The term ‘money’ here should not be taken in its ordinary sense, for minted coins – said to have been invented by the Lydians in the seventh century B.C. – did not circulate widely in the Near East before the reign of Darius I (521 – 486 B.C.). What the Babylonians used as currency were bits of silver of various shapes and standardized weights: the shiqlu (shekel), weighing about three-tenths of an ounce; the mana (mine or pound) of 67 shekels, weighing about 18 ounces; and the biltu (talent) of 60 mines, weighing about 67 pounds. In current use were also the half-shekel and, occasionally, the she, literally a ‘grain’ of silver. The system was very old, since ingots of bronze stamped with some inscription or image which guaranteed their fineness appear in Mesopotamia as early as the second millennium B.C, and the Assyrians used cast objects of silver, lead and, later, copper in their commercial dealings.
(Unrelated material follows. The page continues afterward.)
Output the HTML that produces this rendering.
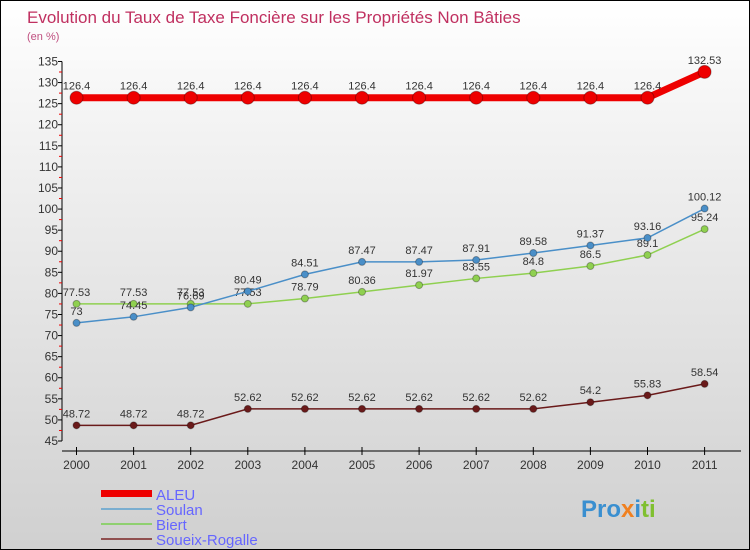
<!DOCTYPE html>
<html><head><meta charset="utf-8"><style>
body{margin:0}
#c{width:750px;height:550px;position:relative;box-sizing:border-box;border:1px solid #000;background:linear-gradient(#fff,#f2f2f2 25%,#d0d0d0);font-family:"Liberation Sans",sans-serif;overflow:hidden}
</style></head><body>
<div id="c">
<svg id="s" width="748" height="548" style="position:absolute;left:0;top:0" font-family="Liberation Sans, sans-serif">
<text x="26" y="22" font-size="17" fill="#c03060">Evolution du Taux de Taxe Foncière sur les Propriétés Non Bâties</text>
<text x="26" y="39" font-size="11" fill="#c05080">(en %)</text>
<g id="ax"></g><g id="ser"></g>
<g>
<rect x="100" y="489" width="51" height="7" fill="#e00"/>
<text x="155" y="499" font-size="15" fill="#66f">ALEU</text>
<rect x="100" y="507" width="51" height="2" fill="#7aaed0"/>
<text x="155" y="514" font-size="15" fill="#66f">Soulan</text>
<rect x="100" y="522" width="51" height="2" fill="#8fd070"/>
<text x="155" y="529" font-size="15" fill="#66f">Biert</text>
<rect x="100" y="537" width="51" height="2" fill="#905050"/>
<text x="155" y="544" font-size="15" fill="#66f">Soueix-Rogalle</text>
</g>
<text x="580" y="516" font-size="24" font-weight="bold"><tspan fill="#3a8fd0">Pro</tspan><tspan fill="#f08020">x</tspan><tspan fill="#3a8fd0">i</tspan><tspan fill="#80c030">ti</tspan></text>
</svg>
</div>
<script>
const years=[2000,2001,2002,2003,2004,2005,2006,2007,2008,2009,2010,2011];
const aleu=[126.4,126.4,126.4,126.4,126.4,126.4,126.4,126.4,126.4,126.4,126.4,132.53];
const soulan=[73,74.45,76.69,80.49,84.51,87.47,87.47,87.91,89.58,91.37,93.16,100.12];
const biert=[77.53,77.53,77.53,77.53,78.79,80.36,81.97,83.55,84.8,86.5,89.1,95.24];
const soueix=[48.72,48.72,48.72,52.62,52.62,52.62,52.62,52.62,52.62,54.2,55.83,58.54];
const yTicks=[45,50,55,60,65,70,75,80,85,90,95,100,105,110,115,120,125,130,135];
const NS="http://www.w3.org/2000/svg";
const X=i=>75.5+i*57.1, Y=v=>440-(v-45)*4.217;
function mk(p,t,a){const e=document.createElementNS(NS,t);for(const k in a)e.setAttribute(k,a[k]);p.appendChild(e);return e;}
const ax=document.getElementById('ax'),ser=document.getElementById('ser');
let l=mk(ax,'line',{x1:61,y1:Y(135),x2:61,y2:Y(45),stroke:'#000'});

l=mk(ax,'line',{x1:61,y1:450,x2:740,y2:450,stroke:'#000'});

yTicks.forEach((v,i)=>{
 mk(ax,'line',{x1:57,x2:61,y1:Y(v),y2:Y(v),stroke:'#000'});
 if(i<yTicks.length-1)mk(ax,'line',{x1:58,x2:61,y1:Y(v+2.5),y2:Y(v+2.5),stroke:'#e00'});
 const t=mk(ax,'text',{x:57,y:Y(v)+4,'text-anchor':'end','font-size':12,fill:'#333'});
 t.textContent=v;
});
years.forEach((y,i)=>{
 mk(ax,'line',{x1:X(i),x2:X(i),y1:446,y2:454,stroke:'#000'});
 const t=mk(ax,'text',{x:X(i),y:468,'text-anchor':'middle','font-size':12,fill:'#333'});
 t.textContent=y;
});
function series(d,col,w,r,name){
 const g=mk(ser,'g',{});
 
 mk(g,'polyline',{points:d.map((v,i)=>X(i)+','+Y(v)).join(' '),fill:'none',stroke:col,'stroke-width':w});
 d.forEach((v,i)=>{
  const c=mk(g,'circle',{cx:X(i),cy:Y(v),r:r,fill:col,stroke:'rgba(0,0,0,0.3)'});
  
  const t=mk(g,'text',{x:X(i),y:Y(v)-8,'text-anchor':'middle','font-size':11,fill:'#333'});
  t.textContent=v;
 });
}
series(soueix,'#6a1a1a',1.5,3.5,'soueix-rogalle');
series(biert,'#8fd050',1.5,3.5,'biert');
series(soulan,'#4a8fc8',1.5,3.5,'soulan');
series(aleu,'#e00',7,6.5,'aleu');
</script>
</body></html>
What was novel in the Neo-Babylonian period was the adoption of the silver standard, the ratio of silver to gold varying between 14 and 10 to 1. Standardized currency taken as a system of reference made accounting considerably easier and facilitated transactions, but the silver standard also encouraged the development of credit, for the simple reason that silver ‘coins’ were easy to store and manipulate. ‘Usury, mortgages and enslaved debtors followed the new medium of exchange wherever it was introduced.’25 Private business on a scale hitherto unknown flourished in Babylonia during the sixth century B.C., and while most of the population endured considerable hardship, a few ‘dynasties’ of capitalists and businessmen – such as the Egibi family in Babylon – made a fortune in real estate, slave trade, money-lending societies, commercial and agricultural companies and banking operations, such as loans and the handling of deposits on behalf of their clients.26
The emergence of a monetary system and the development of capitalism are phenomena the importance of which cannot be overstressed; but the resurgence of the temples as major social and economic units is equally important. Both help to explain what happened after Babylonia had lost her political autonomy. Economic depression contributed to the decline of the Mesopotamian civilization, but the temples kept it alive for almost six hundred years. By a remarkable coincidence, this civilization was to die as it was born: under the wings of the gods.